His hostility to the unions is encapsulated by his stance during the Wapping dispute when Murdoch broke the print unions. Labour's national executive committee banned the Murdoch press. Mandelson circumvented this by asking Murdoch's hacks to leave the official press conferences, while briefing them in private later.
Discussion on the NEC is dismissed as "ideological bickering". Tellingly, he quotes John Smith's assessment of Kinnock as being a formidable "infighter in dismembering Militant, but that was about it." Mandelson avers that Kinnock would "end up by being both the hero and the fall guy of history."
Mandelson's own objectives are unambiguous. On entering parliament he immediately teamed up with Blair and Brown, dubbing the trio the "three musketeers".

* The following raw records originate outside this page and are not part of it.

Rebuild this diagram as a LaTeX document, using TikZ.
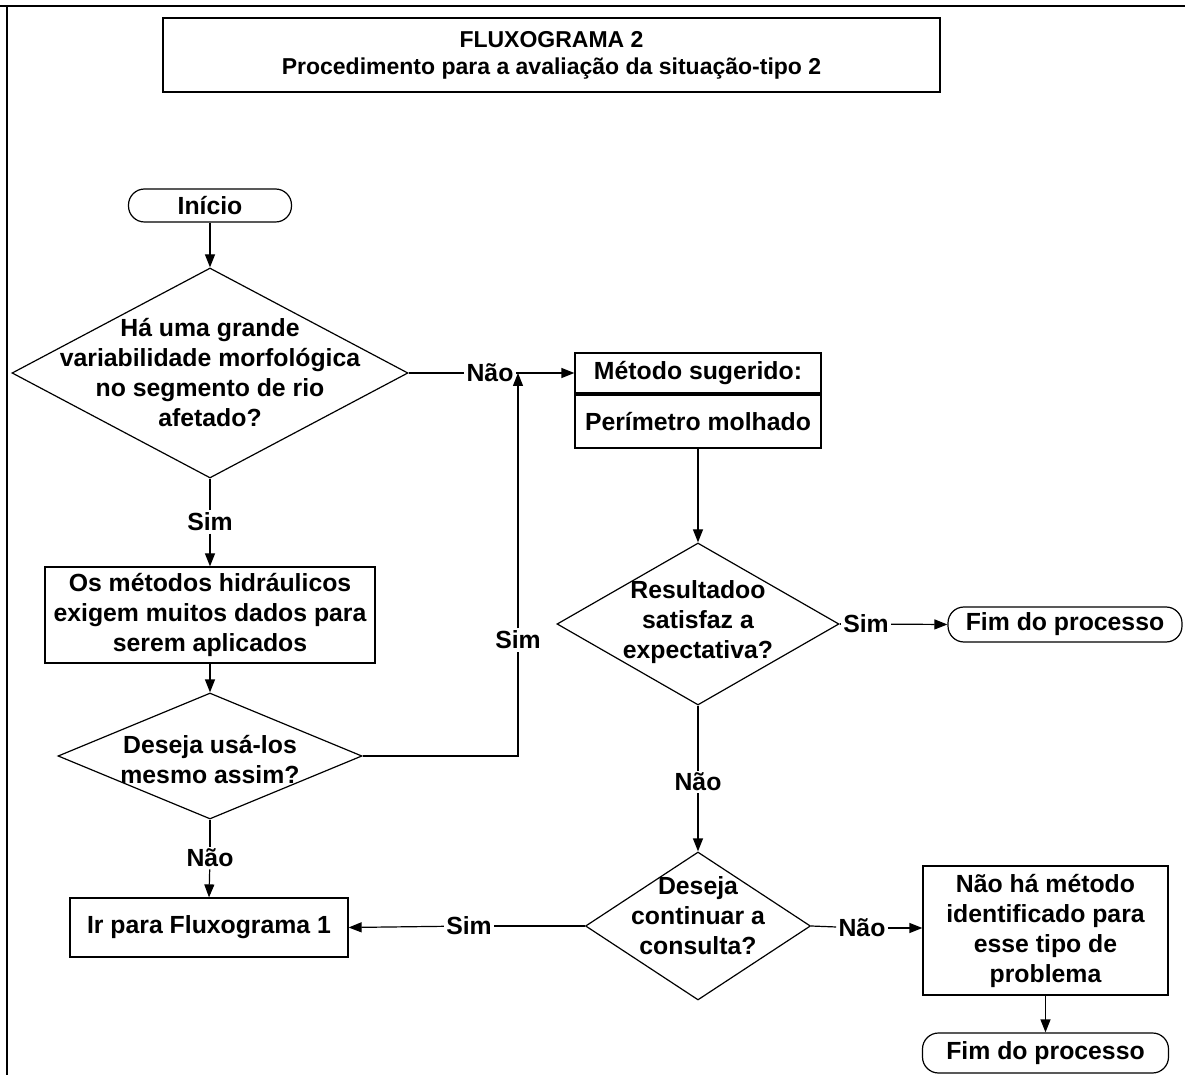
\documentclass[tikz,border=0pt]{standalone}
\usepackage{fontspec}
\setmainfont{Liberation Sans}
\usetikzlibrary{shapes.geometric}
\usetikzlibrary{arrows.meta}
\usetikzlibrary{positioning}

\begin{document}
\begin{tikzpicture}[x=0.5pt,y=-0.5pt,
  every node/.style={font=\bfseries\fontsize{12.4}{15}\selectfont, align=center},
  box/.style={draw, line width=0.6pt, inner sep=0pt},
  term/.style={draw, line width=0.6pt, inner sep=0pt, rounded corners=8pt},
  decision/.style={draw, line width=0.6pt, diamond, inner sep=0pt},
  answer/.style={inner sep=1pt},
  link/.style={line width=0.6pt},
  arr/.style={line width=0.6pt, -{Triangle[length=6.5pt,width=5pt]}},
]
\useasboundingbox (0,0) rectangle (1185,1075);
\draw [line width=1pt] (0,6) -- (1185,6);
\draw [line width=1pt] (7,6) -- (7,1075);

\node [box, minimum width=388.5pt, minimum height=37pt,
  font=\bfseries\fontsize{11.5}{13.5}\selectfont] (title) at (551.5,55)
  {FLUXOGRAMA 2\\Procedimento para a avaliação da situação-tipo 2};

% left column
\node [term, minimum width=81.5pt, minimum height=16.5pt] (inicio) at (210,205.5) {Início};
\node [decision, minimum width=198pt, minimum height=105pt] (d1) at (210,373) {};
\node (d1txt) at (d1) {Há uma grande\\variabilidade morfológica\\no segmento de rio\\afetado?};
\node [answer] (sim1) at (210,522) {Sim};
\node [box, minimum width=165pt, minimum height=48pt] (hidr) at (210,615)
  {Os métodos hidráulicos\\exigem muitos dados para\\serem aplicados};
\node [decision, minimum width=152pt, minimum height=63pt] (d2) at (210,756) {};
\node (d2txt) at (210,760) {Deseja usá-los\\mesmo assim?};
\node [answer] (nao2) at (210,858) {Não};
\node [box, minimum width=139pt, minimum height=29.5pt] (flux1) at (209,927.5) {Ir para Fluxograma 1};

% right column
\node [answer] (nao1) at (490,373) {Não};
\node [answer] (sim2) at (518,640) {Sim};
\coordinate (j1) at (518,373);
\node [box, minimum width=123pt, minimum height=20pt] (metodo) at (698,373) {Método sugerido:};
\node [box, minimum width=123pt, minimum height=26.5pt] (perim) at (698,421.5) {Perímetro molhado};
\node [decision, minimum width=141pt, minimum height=81pt] (d3) at (698,624) {};
\node (d3txt) at (698,622) {Resultadoo\\satisfaz a\\expectativa?};
\node [answer] (sim3) at (866,624) {Sim};
\node [term, minimum width=117pt, minimum height=17.5pt] (fim1) at (1065,624.5) {Fim do processo};
\node [answer] (nao3) at (698,782) {Não};
\node [decision, minimum width=112.5pt, minimum height=74pt] (d4) at (698,926) {};
\node (d4txt) at (698,916) {Deseja\\continuar a\\consulta?};
\node [answer] (sim4) at (469,926) {Sim};
\node [answer] (nao4) at (862,928) {Não};
\node [box, minimum width=122.5pt, minimum height=64.5pt] (semmet) at (1045.5,930.5)
  {Não há método\\identificado para\\esse tipo de\\problema};
\node [term, minimum width=123pt, minimum height=20pt] (fim2) at (1045.5,1053) {Fim do processo};

\draw [arr] (inicio.south) -- (d1.north);
\draw [link] (d1.south) -- (sim1);
\draw [arr] (sim1) -- (hidr.north);
\draw [arr] (hidr.south) -- (d2.north);
\draw [link] (d2.south) -- (nao2);
\draw [arr] (nao2) -- (flux1.north);

\draw [link] (d1.east) -- (nao1);
\draw [arr] (nao1) -- (metodo.west);
\draw [link] (d2.east) -| (sim2);
\draw [arr] (sim2) -- (j1);

\draw [arr] (perim.south) -- (d3.north);
\draw [link] (d3.east) -- (sim3);
\draw [arr] (sim3) -- (fim1.west);
\draw [link] (d3.south) -- (nao3);
\draw [arr] (nao3) -- (d4.north);
\draw [link] (d4.west) -- (sim4);
\draw [arr] (sim4) -- (flux1.east);
\draw [link] (d4.east) -- (nao4);
\draw [arr] (nao4) -- (semmet.west |- nao4);
\draw [arr] (semmet.south) -- (fim2.north);
\end{tikzpicture}
\end{document}
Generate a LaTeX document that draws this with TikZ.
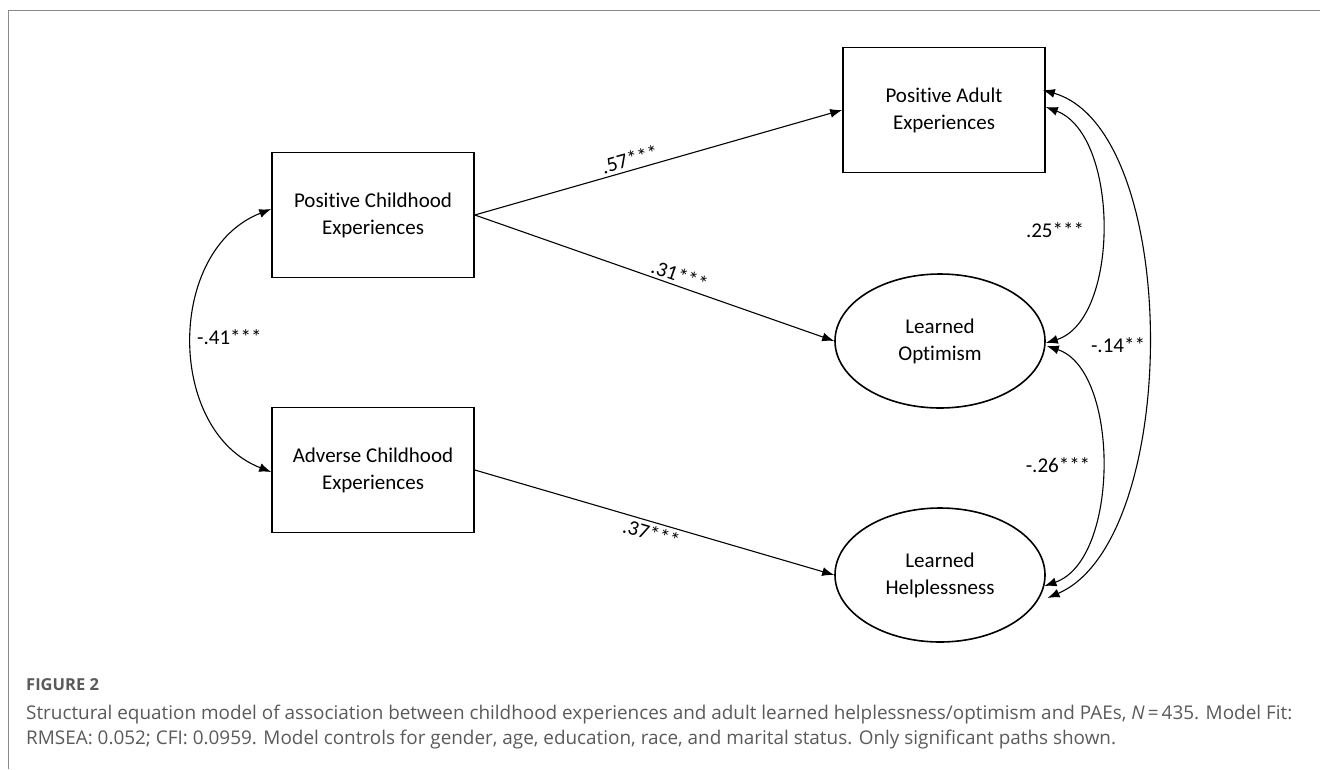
\documentclass[tikz,border=0pt]{standalone}
\usepackage{fontspec}
\setmainfont{Carlito}[Ligatures=CommonOff]
\newfontfamily\capfont{Open Sans}
\usetikzlibrary{arrows.meta,shapes.geometric,calc}
\definecolor{capgray}{HTML}{5A5A5A}
\definecolor{framegray}{HTML}{8A8A8A}
\begin{document}
\begin{tikzpicture}[x=1pt,y=-1pt,
  boxnode/.style={draw,line width=1.6pt,minimum width=202pt,minimum height=125pt,align=center,inner sep=0pt,font=\fontsize{21}{27}\selectfont},
  ellnode/.style={draw,ellipse,line width=1.6pt,minimum width=210pt,minimum height=134pt,align=center,inner sep=0pt,font=\fontsize{21}{27}\selectfont},
  tip/.tip={Latex[length=12pt,width=9pt]},
  conn/.style={line width=1.1pt,-tip},
  biconn/.style={line width=1.1pt,tip-tip},
  coef/.style={font=\fontsize{21}{24}\selectfont,inner sep=3pt},
  captext/.style={font=\capfont\fontsize{18.9}{22}\selectfont,text=capgray,inner sep=0pt,anchor=base west}
]
\useasboundingbox (0,0) rectangle (1320,769);
% frame
\draw[framegray,line width=1pt] (8.5,769) -- (8.5,10.5) -- (1320,10.5);

% nodes
\node[boxnode] (pce) at (373,215) {Positive Childhood\\Experiences};
\node[boxnode] (ace) at (373,470) {Adverse Childhood\\Experiences};
\node[boxnode] (pae) at (944,110) {Positive Adult\\Experiences};
\node[ellnode] (lo) at (940,341) {Learned\\Optimism};
\node[ellnode] (lh) at (940,575) {Learned\\Helplessness};

% directed paths
\draw[conn] (pce.east) -- node[coef,sloped,above,pos=0.43] {.57***} (pae.west);
\draw[conn] (pce.east) -- node[coef,sloped,above,pos=0.56] {.31***} (lo.west);
\draw[conn] (ace.east) -- node[coef,sloped,below,pos=0.5] {.37***} (lh.west);

% covariances
\draw[biconn] ($(pce.west)+(0,-6)$) .. controls (166,250) and (166,431) .. ($(ace.west)+(0,2)$);
\node[coef,anchor=west,inner sep=0pt] (l41) at (197,337) {-.41***};

\draw[biconn] ($(pae.east)+(0,-3)$) .. controls (1120,135) and (1120,320) .. ($(lo.east)+(0,2)$);
\node[coef] (l25) at (1055,230) {.25***};

\draw[biconn] ($(lo.east)+(1,5)$) .. controls (1120,370) and (1120,560) .. (lh.-6);
\node[coef] (l26) at (1058,465) {-.26***};

\draw[biconn] ($(pae.east)+(-3,-20)$) .. controls (1182,130) and (1182,540) .. ($(lh.-13)+(8,0)$);
\node[coef] (l14) at (1118,345) {-.14**};

% caption
\node[captext,font=\capfont\bfseries\fontsize{16.5}{19}\selectfont] (fig) at (26,690) {FIGURE 2};
\node[captext] (cap1) at (26,719) {Structural equation model of association between childhood experiences and adult learned helplessness/optimism and PAEs, \textit{N}\,=\,435. Model Fit:};
\node[captext] (cap2) at (26,744) {RMSEA: 0.052; CFI: 0.0959. Model controls for gender, age, education, race, and marital status. Only significant paths shown.};
\end{tikzpicture}
\end{document}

"My aim was," he writes, "alongside Gordon and Tony... to complete the work Neil had begun to bring a genuinely modernised Labour Party back into government." Again: "Almost by default Philip (Gould), Gordon, Tony and I began laying the foundations for a new Labour Party virtually on our own. It was exhilarating."
The key element in creating such a party was found when John Smith died. A feverish debate in the media about the qualities of the two front runners, Blair and Brown, ensued.
Brown attracted substantial support, but the media pack smelt blood. Brown, although right wing and a free marketeer, was seen as a product of old Scottish Labour. They recognised that Blair, like a confidence trickster with a permanent grin and engaging personality, had the qualities to sell New Labour to the electorate.
With the Tories mired in sleaze, leaderless and with support melting away, the capitalists needed a safe Labour Party to replace them. The 'Blair for leader' ball was set rolling by Alastair Campbell, key mouthpiece for New Labour. When asked on Newsnight whom he thought should be the next Labour leader he immediately answered 'Tony Blair'. The bulk of the press took up the cry. Thus the ruling class, through its placemen, installed Tony Blair as the leader of New Labour.
The miners and the Liverpool 47 council were defeated, the command economies had collapsed, and the leadership of the labour movement succumbed to the notion that class collaboration was the order of the day and in the rush to 'modernise' they aped the antics of the Gadarene swine.
Mandelson's capitalist outlook meshed with the pessimism of the trade union and labour leadership. Thus they embraced New Labour which saw the support from Labour's traditional base melting away.
Robert Harris's book The Ghost is based on a Blair-like character who was sent into the Labour Party by the CIA with the brief to turn it into an agency of US foreign policy. This is unlikely. But the success of the Mandelson project would suggest that such a notion is not too great an exaggeration.